> **EXERCISE TASK**: Quote the listing below in full and exactly as written, but omit every picture.

> **Source code of charts**:
+---+
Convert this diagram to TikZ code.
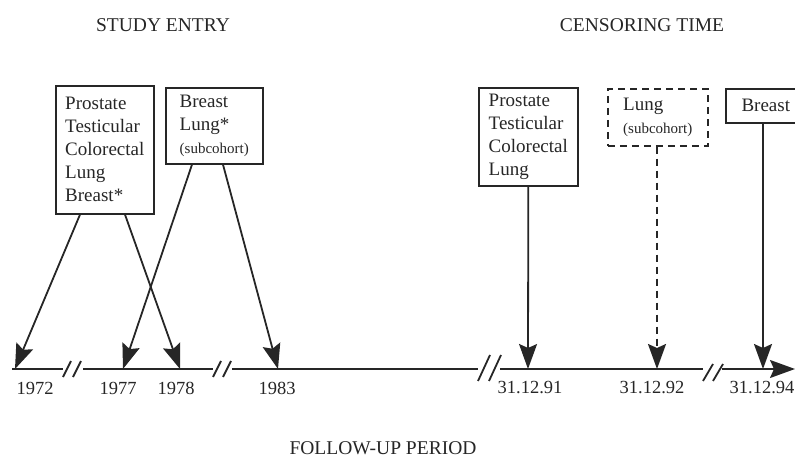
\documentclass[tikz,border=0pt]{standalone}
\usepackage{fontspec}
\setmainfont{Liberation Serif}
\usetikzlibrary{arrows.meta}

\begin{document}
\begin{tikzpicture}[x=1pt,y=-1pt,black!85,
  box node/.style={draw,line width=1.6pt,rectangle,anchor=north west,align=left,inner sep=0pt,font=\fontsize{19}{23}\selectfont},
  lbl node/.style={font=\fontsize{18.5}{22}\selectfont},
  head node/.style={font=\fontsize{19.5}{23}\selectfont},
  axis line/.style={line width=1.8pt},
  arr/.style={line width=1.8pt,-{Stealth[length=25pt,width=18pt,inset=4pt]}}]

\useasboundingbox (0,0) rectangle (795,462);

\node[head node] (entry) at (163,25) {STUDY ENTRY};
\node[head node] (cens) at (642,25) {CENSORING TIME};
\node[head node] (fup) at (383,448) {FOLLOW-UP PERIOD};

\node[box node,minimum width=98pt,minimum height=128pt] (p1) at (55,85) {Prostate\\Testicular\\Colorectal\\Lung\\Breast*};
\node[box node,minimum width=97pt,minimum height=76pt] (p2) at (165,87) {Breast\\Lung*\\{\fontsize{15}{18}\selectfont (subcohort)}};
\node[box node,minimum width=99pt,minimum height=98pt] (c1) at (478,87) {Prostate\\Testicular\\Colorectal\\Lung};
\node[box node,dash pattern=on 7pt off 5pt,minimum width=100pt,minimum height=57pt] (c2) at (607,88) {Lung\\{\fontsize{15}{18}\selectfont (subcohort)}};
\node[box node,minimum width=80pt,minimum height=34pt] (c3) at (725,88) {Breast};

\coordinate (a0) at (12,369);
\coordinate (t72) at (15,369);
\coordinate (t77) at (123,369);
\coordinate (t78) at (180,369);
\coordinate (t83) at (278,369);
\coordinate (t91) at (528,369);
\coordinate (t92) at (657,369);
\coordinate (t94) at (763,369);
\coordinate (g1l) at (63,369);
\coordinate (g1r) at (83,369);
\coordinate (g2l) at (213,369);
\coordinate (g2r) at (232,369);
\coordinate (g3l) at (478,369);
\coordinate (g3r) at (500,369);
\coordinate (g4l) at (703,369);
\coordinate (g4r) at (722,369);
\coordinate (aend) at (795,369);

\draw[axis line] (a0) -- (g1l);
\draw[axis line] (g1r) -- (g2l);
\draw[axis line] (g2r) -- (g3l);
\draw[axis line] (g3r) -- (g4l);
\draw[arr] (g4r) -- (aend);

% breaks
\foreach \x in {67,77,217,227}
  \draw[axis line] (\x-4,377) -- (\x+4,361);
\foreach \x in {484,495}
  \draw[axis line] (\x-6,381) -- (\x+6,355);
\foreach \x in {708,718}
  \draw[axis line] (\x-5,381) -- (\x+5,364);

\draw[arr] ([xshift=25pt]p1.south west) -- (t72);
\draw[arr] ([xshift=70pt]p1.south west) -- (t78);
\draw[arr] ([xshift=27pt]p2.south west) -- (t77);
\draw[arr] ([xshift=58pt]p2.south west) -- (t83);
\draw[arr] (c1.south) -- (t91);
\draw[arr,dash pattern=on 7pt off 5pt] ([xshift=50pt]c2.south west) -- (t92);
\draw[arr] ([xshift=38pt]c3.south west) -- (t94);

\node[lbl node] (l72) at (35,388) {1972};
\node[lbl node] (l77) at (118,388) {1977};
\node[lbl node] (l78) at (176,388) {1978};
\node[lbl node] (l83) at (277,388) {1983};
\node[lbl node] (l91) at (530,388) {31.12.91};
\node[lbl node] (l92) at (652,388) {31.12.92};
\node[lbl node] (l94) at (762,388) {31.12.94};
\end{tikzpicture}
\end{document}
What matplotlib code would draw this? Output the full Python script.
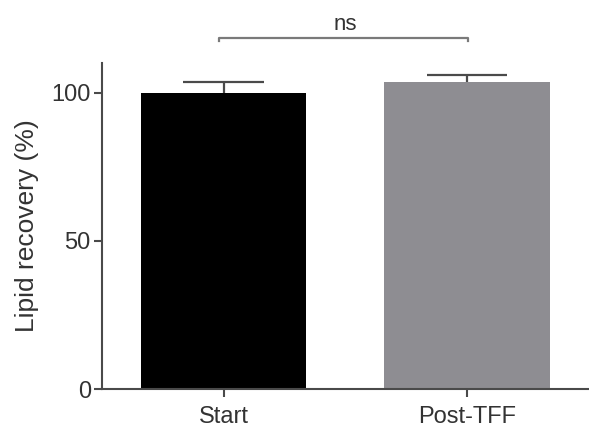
+---+
> **SOLUTION BELOW**:
Convert this diagram to TikZ code.
\documentclass[tikz,border=0pt]{standalone}
\usepackage{fontspec}
\setmainfont{Liberation Serif}
\usetikzlibrary{arrows.meta}

\begin{document}
\begin{tikzpicture}[x=1pt,y=-1pt,black!85,
  box node/.style={draw,line width=1.6pt,rectangle,anchor=north west,align=left,inner sep=0pt,font=\fontsize{19}{23}\selectfont},
  lbl node/.style={font=\fontsize{18.5}{22}\selectfont},
  head node/.style={font=\fontsize{19.5}{23}\selectfont},
  axis line/.style={line width=1.8pt},
  arr/.style={line width=1.8pt,-{Stealth[length=25pt,width=18pt,inset=4pt]}}]

\useasboundingbox (0,0) rectangle (795,462);

\node[head node] (entry) at (163,25) {STUDY ENTRY};
\node[head node] (cens) at (642,25) {CENSORING TIME};
\node[head node] (fup) at (383,448) {FOLLOW-UP PERIOD};

\node[box node,minimum width=98pt,minimum height=128pt] (p1) at (55,85) {Prostate\\Testicular\\Colorectal\\Lung\\Breast*};
\node[box node,minimum width=97pt,minimum height=76pt] (p2) at (165,87) {Breast\\Lung*\\{\fontsize{15}{18}\selectfont (subcohort)}};
\node[box node,minimum width=99pt,minimum height=98pt] (c1) at (478,87) {Prostate\\Testicular\\Colorectal\\Lung};
\node[box node,dash pattern=on 7pt off 5pt,minimum width=100pt,minimum height=57pt] (c2) at (607,88) {Lung\\{\fontsize{15}{18}\selectfont (subcohort)}};
\node[box node,minimum width=80pt,minimum height=34pt] (c3) at (725,88) {Breast};

\coordinate (a0) at (12,369);
\coordinate (t72) at (15,369);
\coordinate (t77) at (123,369);
\coordinate (t78) at (180,369);
\coordinate (t83) at (278,369);
\coordinate (t91) at (528,369);
\coordinate (t92) at (657,369);
\coordinate (t94) at (763,369);
\coordinate (g1l) at (63,369);
\coordinate (g1r) at (83,369);
\coordinate (g2l) at (213,369);
\coordinate (g2r) at (232,369);
\coordinate (g3l) at (478,369);
\coordinate (g3r) at (500,369);
\coordinate (g4l) at (703,369);
\coordinate (g4r) at (722,369);
\coordinate (aend) at (795,369);

\draw[axis line] (a0) -- (g1l);
\draw[axis line] (g1r) -- (g2l);
\draw[axis line] (g2r) -- (g3l);
\draw[axis line] (g3r) -- (g4l);
\draw[arr] (g4r) -- (aend);

% breaks
\foreach \x in {67,77,217,227}
  \draw[axis line] (\x-4,377) -- (\x+4,361);
\foreach \x in {484,495}
  \draw[axis line] (\x-6,381) -- (\x+6,355);
\foreach \x in {708,718}
  \draw[axis line] (\x-5,381) -- (\x+5,364);

\draw[arr] ([xshift=25pt]p1.south west) -- (t72);
\draw[arr] ([xshift=70pt]p1.south west) -- (t78);
\draw[arr] ([xshift=27pt]p2.south west) -- (t77);
\draw[arr] ([xshift=58pt]p2.south west) -- (t83);
\draw[arr] (c1.south) -- (t91);
\draw[arr,dash pattern=on 7pt off 5pt] ([xshift=50pt]c2.south west) -- (t92);
\draw[arr] ([xshift=38pt]c3.south west) -- (t94);

\node[lbl node] (l72) at (35,388) {1972};
\node[lbl node] (l77) at (118,388) {1977};
\node[lbl node] (l78) at (176,388) {1978};
\node[lbl node] (l83) at (277,388) {1983};
\node[lbl node] (l91) at (530,388) {31.12.91};
\node[lbl node] (l92) at (652,388) {31.12.92};
\node[lbl node] (l94) at (762,388) {31.12.94};
\end{tikzpicture}
\end{document}
What matplotlib code would draw this? Output the full Python script.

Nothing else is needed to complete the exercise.